Dove stai andando? La vita come pellegrinaggio.
La vita è un grande viaggio che chiama continuamente a separarci dalle nostre sicurezze, per seguire quel desiderio, a volte incerto, che ci anima. Inevitabilmente la vita ci attraversa e gli incontri ci cambiano.
Il viaggio è anche un invito o un’occasione, a spezzare i legami che a volte ci bloccano, parte spesso da un desiderio che è un insieme di incertezza e determinazione. È come l’esperienza di Abramo, invitato da Dio a lasciare la casa di suo padre e a mettersi in cammino verso una meta non ben definita, ma è proprio in quel momento che la vita di Abramo finalmente comincia.
Marco ci dice che Gesù manda i discepoli a due a due, perché quello è il principio della comunità e anche perché in due è possibile sostenersi specie nei momenti di scoraggiamento e di sfiducia.
Interessante è il verbo usato da Marco: “Gesù cominciò a mandarli…”, come se quell’azione, iniziata allora, non si fosse mai conclusa.
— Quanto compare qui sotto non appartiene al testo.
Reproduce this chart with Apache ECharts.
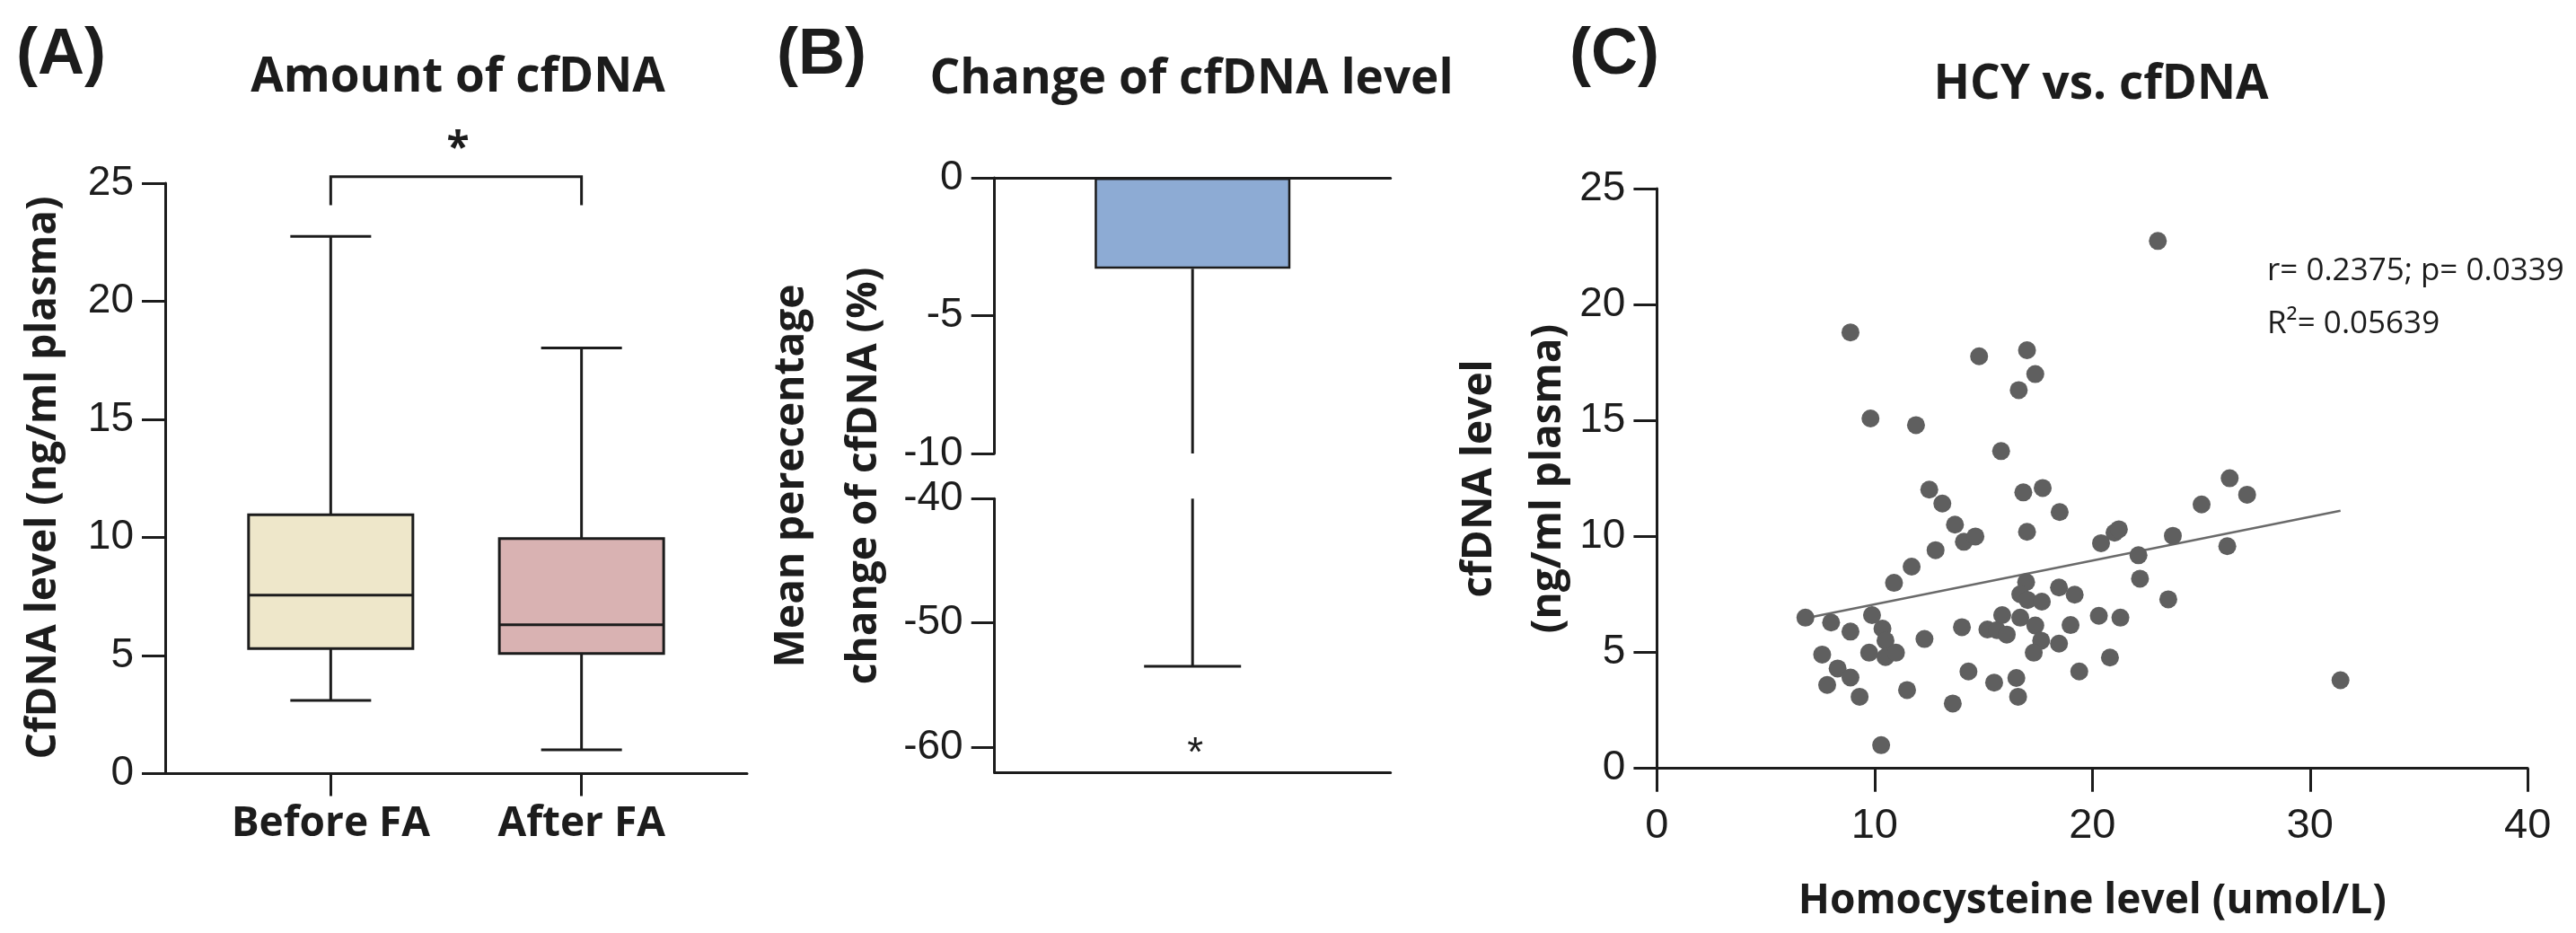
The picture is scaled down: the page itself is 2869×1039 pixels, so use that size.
<!DOCTYPE html>
<html>
<head>
<meta charset="utf-8">
<script src="https://cdn.jsdelivr.net/npm/echarts@6/dist/echarts.min.js"></script>
<style>
html,body{margin:0;padding:0;background:#fff;}
#chart{width:2869px;height:1039px;}
</style>
</head>
<body>
<div id="chart"></div>
<script>
// ---------- data ----------
const categories = ['Before FA', 'After FA'];
// min, Q1, median, Q3, max
const boxBefore = [3.10, 5.29, 7.56, 10.96, 22.75];
const boxAfter = [1.01, 5.09, 6.30, 9.95, 18.02];
const bracketLevels = [25.28, 24.07]; // top, leg end
const changeMean = [-3.30];
const changeErrLow = [-53.5];
const axisBreak = [-10, -40];
const hcyCfdna = [
  [23.01,22.74],[8.89,18.80],[14.80,17.77],[17.00,18.03],[17.38,17.00],[16.62,16.31],
  [9.81,15.09],[11.90,14.80],[15.81,13.68],[12.51,12.02],[13.11,11.42],[16.83,11.90],
  [17.72,12.09],[18.50,11.05],[26.31,12.51],[27.11,11.80],[25.02,11.38],
  [13.69,10.51],[14.10,9.77],[14.63,10.00],[17.00,10.20],[12.80,9.41],[11.70,8.70],
  [10.89,8.00],[18.47,7.80],[16.96,8.03],[16.69,7.51],[17.03,7.26],[17.68,7.19],
  [6.82,6.50],[8.00,6.29],[8.89,5.90],[9.88,6.61],[10.36,6.03],[10.50,5.51],
  [9.75,4.99],[10.50,4.80],[10.98,4.99],[7.59,4.91],[8.30,4.31],[8.89,3.92],
  [7.82,3.60],[9.31,3.09],[11.49,3.38],[12.29,5.58],[10.30,1.00],[14.01,6.09],
  [14.31,4.18],[13.59,2.80],[15.18,5.99],[15.62,5.96],[15.86,6.61],[16.07,5.77],
  [16.69,6.50],[17.38,6.16],[17.65,5.51],[17.31,4.99],[15.49,3.70],[16.51,3.90],
  [16.59,3.09],[18.47,5.38],[20.40,9.71],[21.02,10.16],[21.22,10.31],[23.70,10.03],
  [22.12,9.19],[26.20,9.58],[22.19,8.18],[23.49,7.29],[19.19,7.49],[20.30,6.58],
  [21.29,6.50],[19.00,6.18],[20.81,4.78],[19.40,4.18],[31.40,3.80]
];
const regLine = [[6.82, 6.47], [31.40, 11.11]];
const statsText = ['r= 0.2375; p= 0.0339', 'R\u00B2= 0.05639'];

// ---------- styles ----------
const INK = '#1c1c1c';
const LW = 3;
const boxColors = ['#EEE7CA', '#D9B2B2'];
const barColor = '#8DABD4';
const dotColor = '#5f5f5f';
const tickFont = {fontFamily: '"Liberation Sans", Arial, sans-serif', fontSize: 46, color: INK};
const boldFam = '"Open Sans", sans-serif';

const chart = echarts.init(document.getElementById('chart'), null, {renderer: 'canvas'});

function axisStyle(extra) {
  return Object.assign({
    axisLine: {show: true, onZero: false, lineStyle: {color: INK, width: LW}},
    axisTick: {show: true, length: 26, lineStyle: {color: INK, width: LW}},
    axisLabel: Object.assign({margin: 35}, tickFont),
    splitLine: {show: false}
  }, extra);
}

function line(x1, y1, x2, y2) {
  return {type: 'line', shape: {x1, y1, x2, y2}, style: {stroke: INK, lineWidth: LW}};
}

function gtext(text, x, y, font, opts) {
  opts = opts || {};
  return {
    type: 'text', x: x, y: y, rotation: opts.rotation || 0,
    style: {
      text: text, font: font, fill: INK,
      textAlign: opts.align || 'center', align: opts.align || 'center',
      textVerticalAlign: 'middle', verticalAlign: 'middle',
      lineHeight: opts.lineHeight
    }
  };
}

const option = {
  animation: false,
  backgroundColor: '#ffffff',
  grid: [
    {left: 184, top: 204, width: 648, height: 657.5},
    {left: 1107.7, top: 198, width: 441, height: 307},
    {left: 1107.7, top: 555.3, width: 441, height: 305},
    {left: 1845.4, top: 210, width: 969.8, height: 645.7}
  ],
  xAxis: [
    axisStyle({
      type: 'value', gridIndex: 0, min: 0.34, max: 2.66,
      axisTick: {show: true, length: 25, customValues: [1, 2], lineStyle: {color: INK, width: LW}},
      axisLabel: {customValues: [1, 2], margin: 33, fontFamily: boldFam, fontWeight: 'bold', fontSize: 46, color: INK,
        formatter: v => categories[Math.round(v) - 1]}
    }),
    axisStyle({type: 'category', gridIndex: 1, data: [''], position: 'top',
      axisTick: {show: false}, axisLabel: {show: false}}),
    axisStyle({type: 'category', gridIndex: 2, data: [''], position: 'bottom',
      axisTick: {show: false}, axisLabel: {show: false}}),
    axisStyle({type: 'value', gridIndex: 3, min: 0, max: 40, interval: 10,
      axisLabel: Object.assign({margin: 41}, tickFont, {fontSize: 47}),
      name: 'Homocysteine level (umol/L)', nameLocation: 'middle', nameGap: 125,
      nameTextStyle: {fontFamily: boldFam, fontWeight: 'bold', fontSize: 46, color: INK}})
  ],
  yAxis: [
    axisStyle({type: 'value', gridIndex: 0, min: 0, max: 25, interval: 5}),
    axisStyle({type: 'value', gridIndex: 1, min: axisBreak[0], max: 0, interval: 5}),
    axisStyle({type: 'value', gridIndex: 2, min: -62.06, max: axisBreak[1],
      axisTick: {show: true, length: 26, customValues: [-60, -50, -40], lineStyle: {color: INK, width: LW}},
      axisLabel: Object.assign({margin: 35, customValues: [-60, -50, -40]}, tickFont)}),
    axisStyle({type: 'value', gridIndex: 3, min: 0, max: 25, interval: 5})
  ],
  series: [
    {
      type: 'custom', xAxisIndex: 0, yAxisIndex: 0, clip: false,
      data: [[1].concat(boxBefore), [2].concat(boxAfter)],
      renderItem: function (params, api) {
        const x = api.value(0);
        const pMin = api.coord([x, api.value(1)]);
        const pQ1 = api.coord([x, api.value(2)]);
        const pMed = api.coord([x, api.value(3)]);
        const pQ3 = api.coord([x, api.value(4)]);
        const pMax = api.coord([x, api.value(5)]);
        const cx = pMed[0], half = 91.5, cap = 45;
        return {type: 'group', children: [
          line(cx, pQ3[1], cx, pMax[1]),
          line(cx, pQ1[1], cx, pMin[1]),
          line(cx - cap, pMax[1], cx + cap, pMax[1]),
          line(cx - cap, pMin[1], cx + cap, pMin[1]),
          {type: 'rect', shape: {x: cx - half, y: pQ3[1], width: 2 * half, height: pQ1[1] - pQ3[1]},
            style: {fill: boxColors[params.dataIndex], stroke: INK, lineWidth: LW}},
          line(cx - half, pMed[1], cx + half, pMed[1])
        ]};
      }
    },
    {
      type: 'custom', xAxisIndex: 0, yAxisIndex: 0, clip: false,
      data: [[1, 2, bracketLevels[0], bracketLevels[1]]],
      renderItem: function (params, api) {
        const a = api.coord([api.value(0), api.value(2)]);
        const b = api.coord([api.value(1), api.value(2)]);
        const aL = api.coord([api.value(0), api.value(3)]);
        const bL = api.coord([api.value(1), api.value(3)]);
        return {type: 'group', children: [
          {type: 'polyline', shape: {points: [[aL[0], aL[1]], [a[0], a[1]], [b[0], b[1]], [bL[0], bL[1]]]},
            style: {stroke: INK, lineWidth: LW, fill: null}},
          {type: 'text', x: (a[0] + b[0]) / 2 + 2, y: a[1] - 30,
            style: {text: '*', font: 'bold 46px ' + boldFam, fill: INK, align: 'center', verticalAlign: 'middle',
              textAlign: 'center', textVerticalAlign: 'middle'}}
        ]};
      }
    },
    {
      type: 'bar', xAxisIndex: 1, yAxisIndex: 1, data: changeMean, barWidth: 218,
      itemStyle: {color: barColor, borderColor: INK, borderWidth: 2.5}, z: 3
    },
    {
      type: 'custom', xAxisIndex: 1, yAxisIndex: 1, clip: false,
      data: [[0, changeMean[0], axisBreak[0]]],
      renderItem: function (params, api) {
        const p1 = api.coord([api.value(0), api.value(1)]);
        const p2 = api.coord([api.value(0), api.value(2)]);
        return line(p1[0], p1[1], p2[0], p2[1]);
      }
    },
    {
      type: 'custom', xAxisIndex: 2, yAxisIndex: 2, clip: false,
      data: [[0, axisBreak[1], changeErrLow[0]]],
      renderItem: function (params, api) {
        const p1 = api.coord([api.value(0), api.value(1)]);
        const p2 = api.coord([api.value(0), api.value(2)]);
        const star = api.coord([api.value(0), -60]);
        return {type: 'group', children: [
          line(p1[0], p1[1], p2[0], p2[1]),
          line(p2[0] - 54, p2[1], p2[0] + 54, p2[1]),
          {type: 'text', x: star[0] + 3, y: star[1] + 8,
            style: {text: '*', font: '46px "Liberation Sans", Arial', fill: INK, align: 'center', verticalAlign: 'middle',
              textAlign: 'center', textVerticalAlign: 'middle'}}
        ]};
      }
    },
    {
      type: 'line', xAxisIndex: 3, yAxisIndex: 3, data: regLine, showSymbol: false, symbol: 'none',
      lineStyle: {color: '#6a6a6a', width: 2.5}, z: 1
    },
    {
      type: 'scatter', xAxisIndex: 3, yAxisIndex: 3, data: hcyCfdna, symbolSize: 20,
      itemStyle: {color: dotColor, opacity: 1}, z: 2
    }
  ],
  graphic: [
    gtext('(A)', 68, 62, 'bold 72px "Liberation Sans", Arial'),
    gtext('(B)', 915, 62, 'bold 72px "Liberation Sans", Arial'),
    gtext('(C)', 1798, 62, 'bold 72px "Liberation Sans", Arial'),
    gtext('Amount of cfDNA', 510, 87, 'bold 53px ' + boldFam),
    gtext('Change of cfDNA level', 1327, 89, 'bold 53px ' + boldFam),
    gtext('HCY vs. cfDNA', 2340, 95, 'bold 53px ' + boldFam),
    gtext('CfDNA level (ng/ml plasma)', 49, 532, 'bold 46px ' + boldFam, {rotation: Math.PI / 2}),
    gtext('Mean perecentage\nchange of cfDNA (%)', 922, 530, 'bold 46px ' + boldFam, {rotation: Math.PI / 2, lineHeight: 81}),
    gtext('cfDNA level\n(ng/ml plasma)', 1686, 533, 'bold 46px ' + boldFam, {rotation: Math.PI / 2, lineHeight: 77}),
    gtext(statsText[0], 2525, 302, '35px "Open Sans", sans-serif', {align: 'left'}),
    gtext(statsText[1], 2525, 361, '35px "Open Sans", sans-serif', {align: 'left'})
  ]
};
chart.setOption(option);
</script>
</body>
</html>
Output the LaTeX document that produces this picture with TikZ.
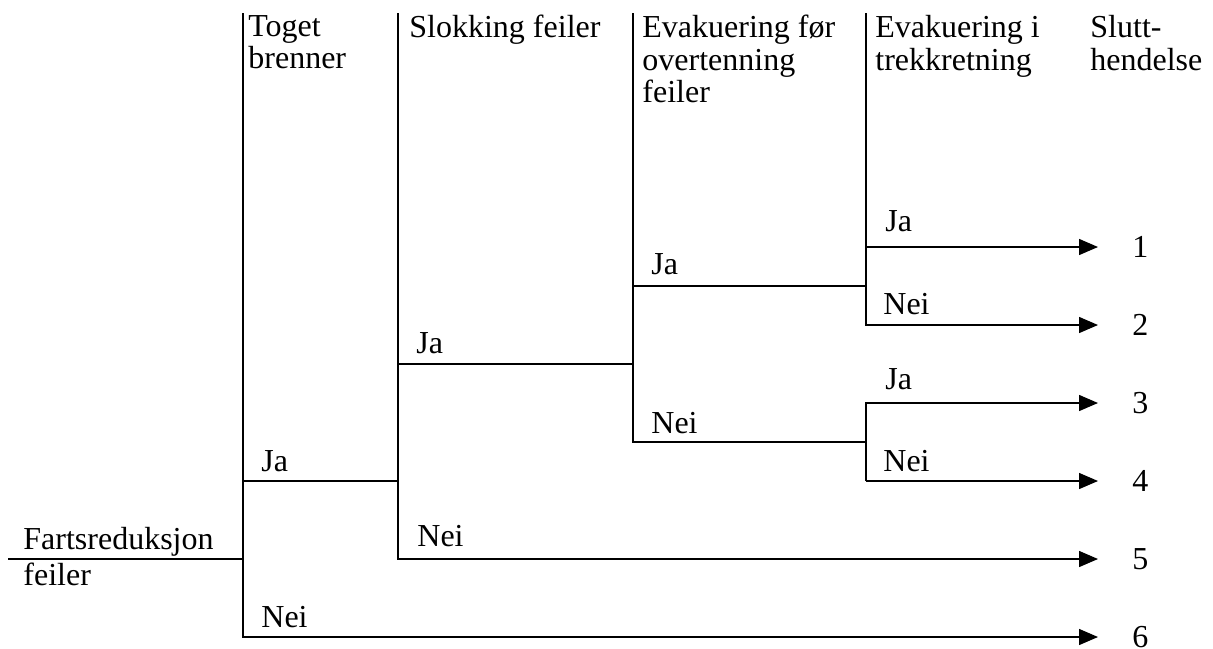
\documentclass[tikz,border=0pt]{standalone}
\usepackage{fontspec}
\setmainfont{Liberation Serif}
\usetikzlibrary{arrows.meta,positioning}
\newcommand{\treefont}{\fontsize{16}{16.25}\selectfont}

\begin{document}
\begin{tikzpicture}[x=0.5pt,y=-0.5pt,
    branch/.style={draw=black,line width=0.7pt},
    outcome/.style={branch,-{Triangle[length=9.5pt,width=8pt]}},
    head/.style={anchor=north west,inner sep=0pt,align=left,font=\treefont},
    answer/.style={inner sep=0pt,font=\treefont},
    endno/.style={anchor=west,inner sep=0pt,font=\treefont}]
  \useasboundingbox (0,0) rectangle (1213,648);
  % columns of the tree
  \coordinate (c1t) at (243,13);
  \coordinate (c1ja) at (243,481);
  \coordinate (c1root) at (243,559);
  \coordinate (c1b) at (243,637);
  \coordinate (c2t) at (398,13);
  \coordinate (c2ja) at (398,364);
  \coordinate (c2in) at (398,481);
  \coordinate (c2b) at (398,559);
  \coordinate (c3t) at (633,13);
  \coordinate (c3ja) at (633,286);
  \coordinate (c3in) at (633,364);
  \coordinate (c3b) at (633,442);
  \coordinate (c4t) at (866,13);
  \coordinate (c4ja) at (866,247);
  \coordinate (c4in) at (866,286);
  \coordinate (c4b) at (866,325);
  \coordinate (c5ja) at (866,403);
  \coordinate (c5in) at (866,442);
  \coordinate (c5b) at (866,481);
  \coordinate (start) at (8,559);
  % ends of the outcomes
  \coordinate (e1) at (1098,247);
  \coordinate (e2) at (1098,325);
  \coordinate (e3) at (1098,403);
  \coordinate (e4) at (1098,481);
  \coordinate (e5) at (1098,559);
  \coordinate (e6) at (1098,637);

  % headers
  \node[head] (hToget) at (248,15) {Toget\\brenner};
  \node[head] (hSlokk) at (409,15) {Slokking feiler};
  \node[head] (hOvert) at (642,15) {Evakuering før\\overtenning\\feiler};
  \node[head] (hTrekk) at (875,15) {Evakuering i\\trekkretning};
  \node[head] (hSlutt) at (1090,15) {Slutt-\\hendelse};
  \node[answer,anchor=base west] (init) at (23,549) {Fartsreduksjon};
  \node[answer,anchor=base west] (initb) at (23,585) {feiler};

  % tree
  \draw[branch] (start) -- (c1root);
  \draw[outcome] (c1t) -- (c1b) -- (e6);
  \draw[branch] (c1ja) -- (c2in);
  \draw[outcome] (c2t) -- (c2b) -- (e5);
  \draw[branch] (c2ja) -- (c3in);
  \draw[branch] (c3t) -- (c3b) -- (c5in);
  \draw[branch] (c3ja) -- (c4in);
  \draw[outcome] (c4t) -- (c4b) -- (e2);
  \draw[outcome] (c4ja) -- (e1);
  \draw[outcome] (c5b) -- (c5ja) -- (e3);
  \draw[outcome] (c5b) -- (e4);

  % Ja / Nei
  \node[answer,above right=4.5pt and 9pt of c1ja] (a1ja) {Ja};
  \node[answer,above right=4.5pt and 9pt of c1b] (a1nei) {Nei};
  \node[answer,above right=5pt and 9pt of c2ja] (a2ja) {Ja};
  \node[answer,above right=6pt and 9.5pt of c2b] (a2nei) {Nei};
  \node[answer,above right=5.5pt and 9pt of c3ja] (a3ja) {Ja};
  \node[answer,above right=4pt and 9pt of c3b] (a3nei) {Nei};
  \node[answer,above right=7.5pt and 9.5pt of c4ja] (a4ja) {Ja};
  \node[answer,above right=5pt and 8.5pt of c4b] (a4nei) {Nei};
  \node[answer,above right=6.5pt and 9.5pt of c5ja] (a5ja) {Ja};
  \node[answer,above right=4.5pt and 8.5pt of c5b] (a5nei) {Nei};

  % outcomes
  \foreach \k in {1,...,6}
    \node[endno,right=17pt of e\k] (n\k) {\k};
\end{tikzpicture}
\end{document}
Il pellegrinaggio è la chiamata alla vita che siamo continuamente spinti a percorrere: sottrarsi al cammino è in qualche modo sottrarsi alla vita.
Gesù ci invita all’essenzialità, a non prendere troppo, a non portare quello che normalmente ci appesantisce, ci blocca, ci affatica. Il viaggio diventa anche un’occasione per liberarci, per spogliarci dalla rabbia, dal lamento facile e prendere una boccata d’aria nei confronti delle relazioni che quotidianamente ci consumano. Ma non solo!
Diventa l’occasione per imparare a chiedere, per scoprire una provvidenza segretamente nascosta nell’ordine delle cose, significa non comportarsi da padroni rispetto alla vita, non credersi autosufficienti, imparare a non bastare a noi stessi, e soprattutto ricordarsi di creare uno spazio in cui l’altro possa essere continuamente ospitato.
In Marco, a differenza di Matteo e Luca, il bastone è l’unica cosa che i discepoli possono portare, forse per allontanare le fiere (animali selvatici) presenti lungo il cammino, o forse perché rimando a quelle fiere che ci aveva presentato all’inizio del suo Vangelo, per descrivere le lotte intestine che ciascuno incontra quando decide di scendere nel deserto della propria vita.
È certamente vero che se le spalle sono appesantite, i piedi rifiutano di camminare, ma questa essenzialità, a cui Gesù invita, è anche sinonimo di povertà e sigillo di coerenza tra quello che i discepoli annunciano e quello che sono chiamati a vivere quotidianamente.
Il pellegrinaggio diventa motivo di meditazione e di interrogativi: quale stile voglio dare alla mia vita? Quale Dio voglio annunciare? Un Dio potente e autosufficiente o un Dio mendicante che cammina con l’uomo?
Marco non vuole indora la pillola: facile sarà trovare chi non fa spazio nella sua vita, chi ha paura di condividere, chi è stato ferito o ingannato da precedenti pellegrini, chi non è disposto al cambiamento…; il viaggio ci allena ad accogliere i fallimenti, le porte chiuse che inevitabilmente fanno parte della vita.
Dopo ogni pellegrinaggio, fermiamoci a fare una rilettura, a sfogliare l’album dei ricordi conservati nella memoria del cuore, come faranno in seguito i discepoli con Gesù.
Molto spesso invece, preferiamo archiviare i nostri traguardi piuttosto che scendere nella profondità dell’esperienza. Non passiamo da un’esperienza all’altra senza fermarci a rileggere l’esperienza e a raccogliere il frutto di quello che abbiamo vissuto!
Chiediamoci allora: Quali sono le cose superflue che il Signore mi chiede di lasciare per seguirlo meglio? In che modo la mia vita annuncia il Vangelo?